Blog Post

2 min read

9-22-08 by dugan

Why is Exxon’s stock down 16% since the beginning of this year? Because it’s sitting on a cash hoard of $39 billion, spending more on buying back its own stock than producing new energy. It won’t develop anything but gigantic new oilfields, so-called "elephant fields," and won’t drill without a guarantee of a 30% return. That’s the simplified bottom line of a report today by Bloomberg’s Joe Carroll. Exxon also refuses to develop any renewable energy, also because of the the 30% profit return. Seeking elephants, Exxon has become a mastodon. In hoarding profits, it paupers its future, and ours.

From the story:

Exxon Mobil, a descendant of the Standard Oil Trust that John D. Rockefeller built, has been stymied by its own standards, said Barry James, who manages $2 billion at James Investment Research in Xenia, Ohio.

Tillerson may be forced to change his strategy of only pursuing oil and gas fields of at least 1 billion barrels of reserves that he expects to generate returns on investment of at least 30 percent, James said.

The company ignored much of the Gulf of Mexico because of the lack of so-called elephant fields. Most discoveries in the Gulf have been too small to justify the expense of building platforms and pipelines to link them to onshore markets, Tillerson told investors and analysts in March.

Yet Exxon wants more U.S. coastal waters opened to drilling, even though it scorns the Gulf of Mexico and is just as unlikely to find elephant fields elsewhere in coastal waters.

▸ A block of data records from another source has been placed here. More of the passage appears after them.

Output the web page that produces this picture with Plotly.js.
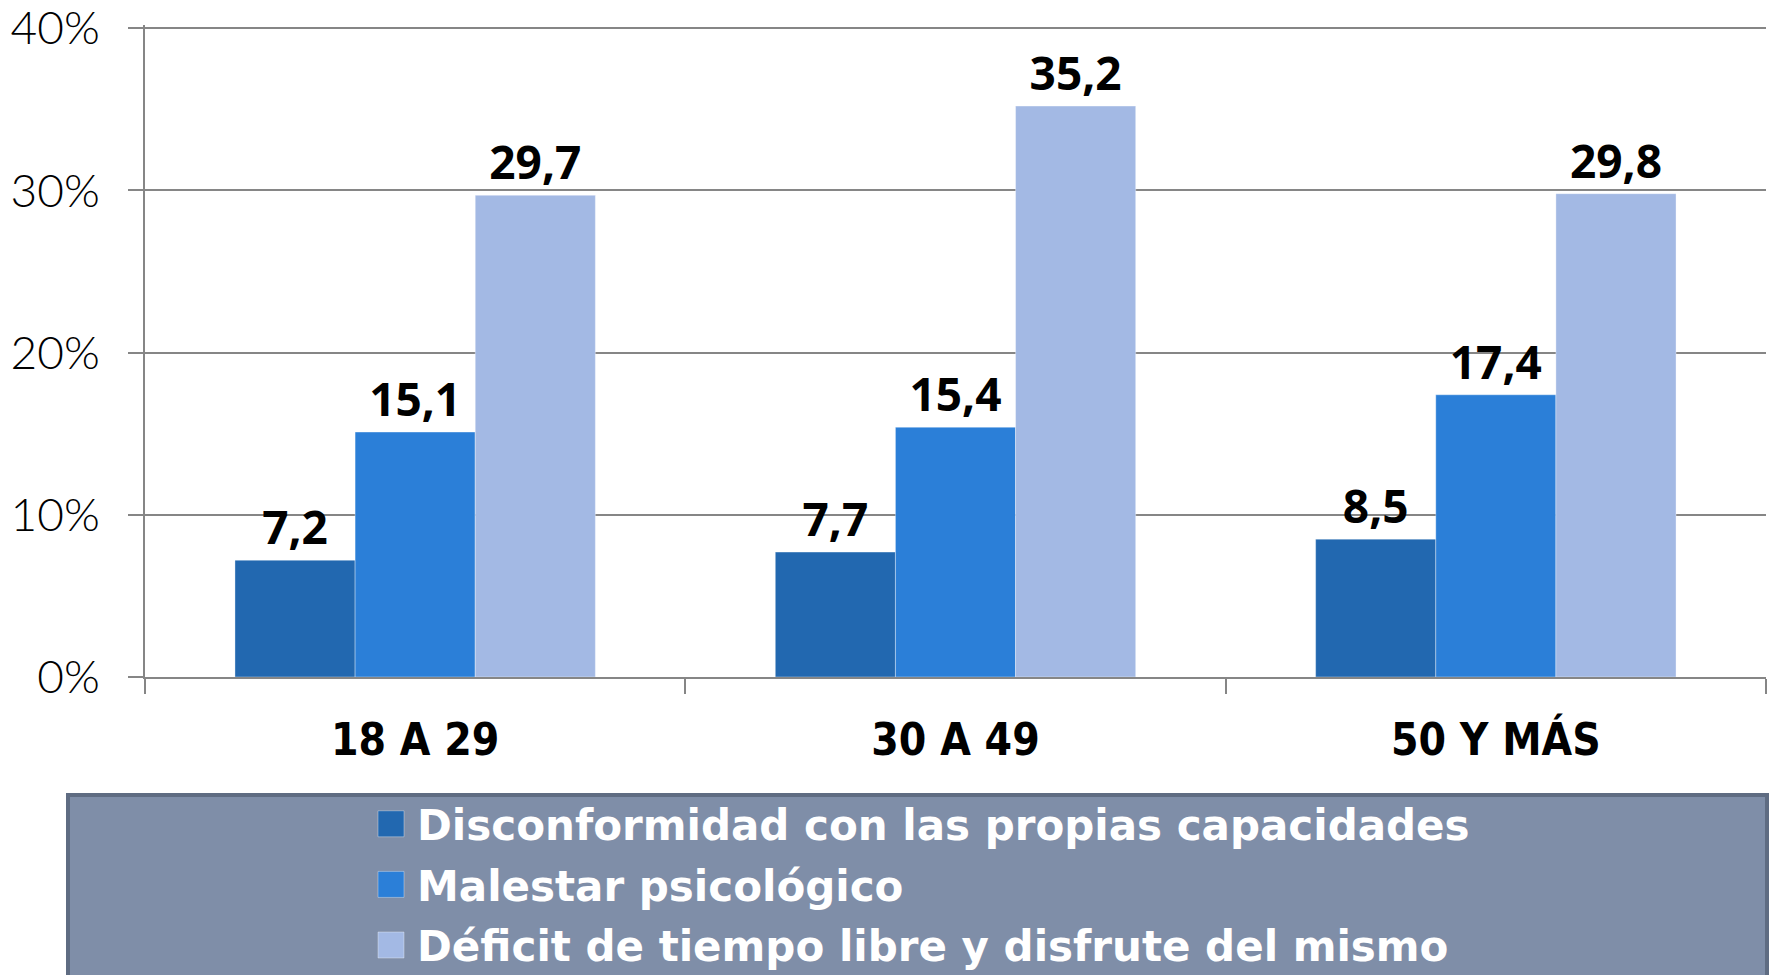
<!DOCTYPE html>
<html>
<head>
<meta charset="utf-8">
<script src="https://cdn.plot.ly/plotly-3.0.1.min.js"></script>
<style>
  html, body { margin: 0; padding: 0; background: #ffffff; }
  #chart { width: 1773px; height: 975px; }
</style>
</head>
<body>
<div id="chart"></div>
<script>
// ---- data ----
const categories = ["18 A 29", "30 A 49", "50 Y MÁS"];
const seriesNames = [
  "Disconformidad con las propias capacidades",
  "Malestar psicológico",
  "Déficit de tiempo libre y disfrute del mismo"
];
const disconformidad = [7.2, 7.7, 8.5];
const malestar = [15.1, 15.4, 17.4];
const deficit = [29.7, 35.2, 29.8];
const yTickVals = [0, 10, 20, 30, 40];
const yTickText = ["0%", "10%", "20%", "30%", "40%"];

const seriesValues = [disconformidad, malestar, deficit];
const seriesColors = ["#2268b0", "#2b7fd8", "#a3b9e4"];

const labelFont = { family: "'Open Sans', 'DejaVu Sans', sans-serif", size: 46, color: "#000000", weight: 700 };

const traces = seriesValues.map((vals, i) => ({
  type: "bar",
  name: seriesNames[i],
  legendgroup: "g" + i,
  x: categories,
  y: vals,
  marker: { color: seriesColors[i], line: { width: 1, color: "rgba(255,255,255,0.35)" } },
  texttemplate: "%{y:.1f}",
  textposition: "outside",
  textfont: labelFont,
  cliponaxis: false,
  hoverinfo: "skip"
}));

// plot area geometry (pixels)
const W = 1773, H = 975;
const L = 145, R = 7, T = 25, B = 298;
const pw = W - L - R, ph = H - T - B;
const px = v => (v - L) / pw;
const py = v => (H - B - v) / ph;

const layout = {
  width: W,
  height: H,
  margin: { l: L, r: R, t: T, b: B, pad: 0, autoexpand: false },
  paper_bgcolor: "#ffffff",
  plot_bgcolor: "#ffffff",
  separators: ",.",
  barmode: "group",
  bargap: 0.333,
  bargroupgap: 0,
  showlegend: true,
  legend: {
    orientation: "v",
    x: px(377),
    xanchor: "left",
    y: py(790),
    yanchor: "top",
    bgcolor: "rgba(0,0,0,0)",
    borderwidth: 0,
    font: { family: "'DejaVu Sans', 'Open Sans', sans-serif", size: 42, color: "#ffffff", weight: 700 },
    tracegroupgap: 3,
    itemclick: false,
    itemdoubleclick: false
  },
  xaxis: {
    type: "category",
    showgrid: false,
    showline: true,
    linecolor: "#868686",
    linewidth: 2,
    ticks: "outside",
    tickson: "boundaries",
    ticklen: 15,
    tickwidth: 2,
    tickcolor: "#868686",
    ticklabelstandoff: 23,
    tickfont: { family: "'DejaVu Sans Condensed', 'Liberation Sans Narrow', sans-serif", size: 44, color: "#000000", weight: 700 },
    fixedrange: true
  },
  yaxis: {
    range: [0, 40.2],
    tickvals: yTickVals,
    ticktext: yTickText,
    showgrid: true,
    gridcolor: "#868686",
    gridwidth: 2,
    zeroline: false,
    showline: true,
    linecolor: "#868686",
    linewidth: 2,
    ticks: "outside",
    ticklen: 15,
    tickwidth: 2,
    tickcolor: "#868686",
    ticklabelstandoff: 19,
    ticklabeloverflow: "allow",
    tickfont: { family: "Lato, 'Open Sans', sans-serif", size: 46, color: "#000000", weight: 300 },
    fixedrange: true
  },
  shapes: [{
    type: "rect",
    xref: "paper", yref: "paper",
    x0: px(68), x1: px(1767),
    y0: py(795), y1: py(1000),
    fillcolor: "#7f8ea8",
    line: { color: "#5f6c82", width: 4 },
    layer: "below"
  }]
};

Plotly.newPlot("chart", traces, layout, { displayModeBar: false, staticPlot: true }).then(() => {
  document.querySelectorAll(".legend .legendpoints path").forEach(p => {
    p.setAttribute("d", "M7,13H-19V-13H7Z");
  });
});
</script>
</body>
</html>
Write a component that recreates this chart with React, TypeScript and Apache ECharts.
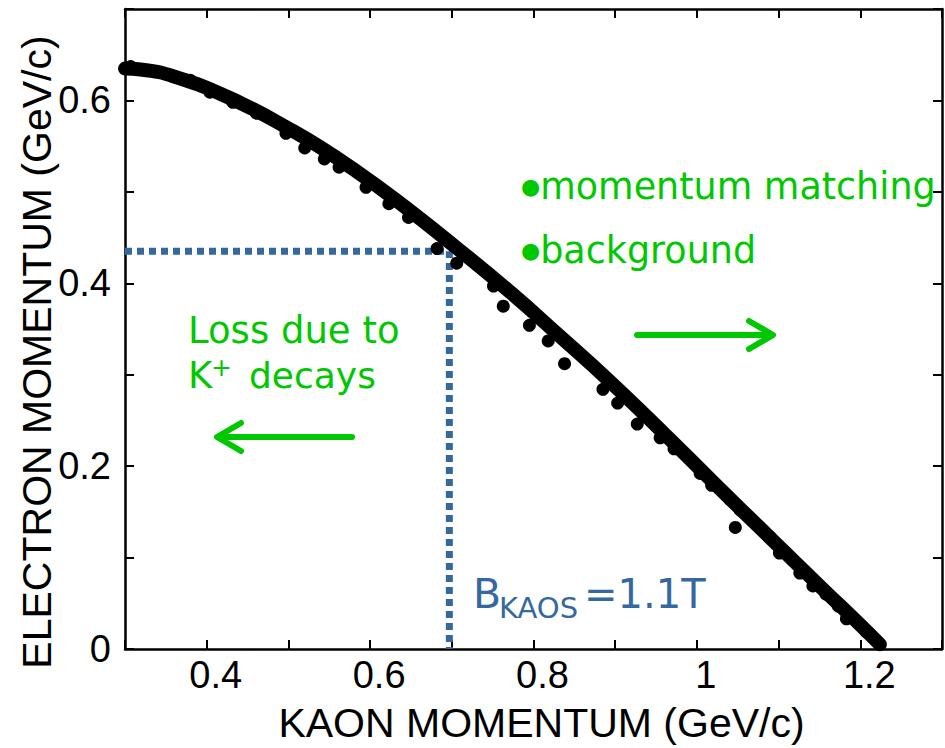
import React, { useEffect, useRef } from "react";
import * as echarts from "echarts";

// Main band (centre line of the dense dot band)
const bandKaon = [0.3, 0.319, 0.376, 0.416, 0.456, 0.497, 0.538, 0.578, 0.631, 0.704, 0.773, 0.833, 0.891, 0.96, 1.02, 1.093, 1.154, 1.195, 1.224];
const bandElectron = [0.6348, 0.6339, 0.6216, 0.6076, 0.5908, 0.5709, 0.5494, 0.5258, 0.4915, 0.4401, 0.3892, 0.3415, 0.2947, 0.2355, 0.1824, 0.1187, 0.0656, 0.0306, 0.0051];

// Scattered dots just below the band
const dotKaon = [0.307, 0.38, 0.404, 0.432, 0.461, 0.497, 0.52, 0.544, 0.562, 0.595, 0.623, 0.647, 0.682, 0.706, 0.751, 0.763, 0.795, 0.818, 0.838, 0.885, 0.903, 0.927, 0.955, 0.972, 1.004, 1.018, 1.041, 1.053, 1.047, 1.089, 1.101, 1.126, 1.142, 1.158, 1.173, 1.183, 1.207];
const dotElectron = [0.637, 0.622, 0.609, 0.598, 0.586, 0.564, 0.548, 0.536, 0.527, 0.505, 0.487, 0.472, 0.438, 0.422, 0.397, 0.375, 0.354, 0.337, 0.312, 0.284, 0.269, 0.246, 0.231, 0.219, 0.192, 0.179, 0.163, 0.152, 0.133, 0.123, 0.105, 0.083, 0.069, 0.06, 0.047, 0.033, 0.019];

// Guide (B_KAOS = 1.1 T acceptance limit)
const guideKaon = 0.697;
const guideElectron = 0.435;

const xTickLabels = ["0.4", "0.6", "0.8", "1", "1.2"];
const yTickLabels = ["0", "0.2", "0.4", "0.6"];

const GREEN = "#00c800";
const BLUE = "#35689f";
const SANS = "Liberation Sans, Arial, sans-serif";
const VER = "DejaVu Sans, Verdana, sans-serif";

function fmt(v: number, labels: string[]) {
  const k = Math.round(v * 10);
  const s = String(k / 10);
  return k % 2 === 0 && labels.includes(s) ? s : "";
}

export default function App() {
  const ref = useRef<HTMLDivElement>(null);
  useEffect(() => {
    document.body.style.margin = "0";
    const chart = echarts.init(ref.current!, undefined, { renderer: "svg" });
    const axisLine = { show: true, onZero: false, lineStyle: { color: "#000", width: 2.5 } };
    const axisTick = { show: true, inside: true, length: 9, lineStyle: { color: "#000", width: 2 } };
    const greenText = (x: number, y: number, text: string, size: number) => ({
      type: "text", x, y,
      style: { text, fill: GREEN, font: `${size}px ${VER}`, verticalAlign: "middle" },
    });
    const bulletText = (x: number, y: number, text: string) => ({
      type: "text", x, y,
      style: {
        text: `{b|●}{t|${text}}`, verticalAlign: "middle",
        rich: {
          b: { fontSize: 22, fontFamily: VER, fill: GREEN },
          t: { fontSize: 36.5, fontFamily: VER, fill: GREEN },
        },
      },
    });
    chart.setOption({
      animation: false,
      grid: { left: 125, right: 1, top: 9, bottom: 93 },
      xAxis: [
        {
          type: "value", min: 0.3, max: 1.3, interval: 0.1, position: "bottom",
          axisLine, axisTick, splitLine: { show: false },
          axisLabel: {
            margin: 7, fontSize: 38, fontFamily: SANS, color: "#000", padding: [0, 0, 0, 18],
            formatter: (v: number) => fmt(v, xTickLabels),
          },
          name: "KAON MOMENTUM (GeV/c)", nameLocation: "middle", nameGap: 53,
          nameTextStyle: { fontSize: 41, fontFamily: SANS, color: "#000", padding: [0, 0, 0, 16] },
        },
        {
          type: "value", min: 0.3, max: 1.3, interval: 0.1, position: "top",
          axisLine, axisTick, splitLine: { show: false }, axisLabel: { show: false },
        },
      ],
      yAxis: [
        {
          type: "value", min: 0, max: 0.7, interval: 0.1, position: "left",
          axisLine, axisTick, splitLine: { show: false },
          axisLabel: {
            margin: 14, fontSize: 38, fontFamily: SANS, color: "#000", showMinLabel: true,
            formatter: (v: number) => fmt(v, yTickLabels),
          },
        },
        {
          type: "value", min: 0, max: 0.7, interval: 0.1, position: "right",
          axisLine, axisTick, splitLine: { show: false }, axisLabel: { show: false },
        },
      ],
      series: [
        {
          type: "line", name: "guide", z: 1, symbol: "none", silent: true,
          data: [[0.3, guideElectron], [guideKaon, guideElectron], [guideKaon, 0]],
          lineStyle: { color: BLUE, width: 7, type: [7, 5] },
        },
        {
          type: "line", name: "band", z: 3, symbol: "none", smooth: 0.5,
          data: bandKaon.map((x, i) => [x, bandElectron[i]]),
          lineStyle: { color: "#000", width: 14, cap: "round", join: "round" },
        },
        {
          type: "scatter", name: "dots", z: 3, symbolSize: 13,
          data: dotKaon.map((x, i) => [x, dotElectron[i]]),
          itemStyle: { color: "#000", opacity: 1 },
        },
      ],
      graphic: [
        {
          type: "text", x: 37, y: 352, rotation: Math.PI / 2,
          style: { text: "ELECTRON MOMENTUM (GeV/c)", fill: "#000", font: `41px ${SANS}`, align: "center", verticalAlign: "middle" },
        },
        bulletText(521, 186, "momentum matching"),
        bulletText(521, 250, "background"),
        greenText(188, 330, "Loss due to", 37),
        greenText(188, 375, "K", 37),
        greenText(211, 367, "+", 25),
        greenText(249, 375, "decays", 36),
        { type: "polyline", shape: { points: [[637, 335], [771, 335]] }, style: { stroke: GREEN, lineWidth: 6, lineCap: "round", fill: null } },
        { type: "polyline", shape: { points: [[749, 321], [773, 335], [749, 349]] }, style: { stroke: GREEN, lineWidth: 6, lineCap: "round", lineJoin: "round", fill: null } },
        { type: "polyline", shape: { points: [[352, 437], [219, 437]] }, style: { stroke: GREEN, lineWidth: 6, lineCap: "round", fill: null } },
        { type: "polyline", shape: { points: [[241, 423], [217, 437], [241, 451]] }, style: { stroke: GREEN, lineWidth: 6, lineCap: "round", lineJoin: "round", fill: null } },
        { type: "text", x: 473, y: 594, style: { text: "B", fill: BLUE, font: `41px ${VER}`, verticalAlign: "middle" } },
        { type: "text", x: 499, y: 608, style: { text: "KAOS", fill: BLUE, font: `29px ${VER}`, verticalAlign: "middle" } },
        { type: "text", x: 584, y: 594, style: { text: "=1.1T", fill: BLUE, font: `40px ${VER}`, verticalAlign: "middle" } },
      ],
    });
    return () => chart.dispose();
  }, []);
  return <div ref={ref} style={{ width: 945, height: 748 }} />;
}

And its execs argue that it can’t possibly do without billions in taxpayer subsidies, because it needs the money for capital spending and exploration. For the same reason, it wants to pay fewer royalties back to taxpayers. Yet, as Bloomberg notes, "the company’s capital spending as a percentage
of sales was the lowest in the industry." 

With more than $150 billion in available cash and company-owned stock in its treasury, Exxon unfortunately won’t face the fate of the mastodon any time soon. But its refusal to invest in any future, oil or otherwise, makes it more culpable than other oil companies for the pain that petroleum costs are inflicting on a crippled economy.

That means it’s still up to Congress to withdraw oil company subsidies, raise royalty payments and put the money toward a different kind of energy future.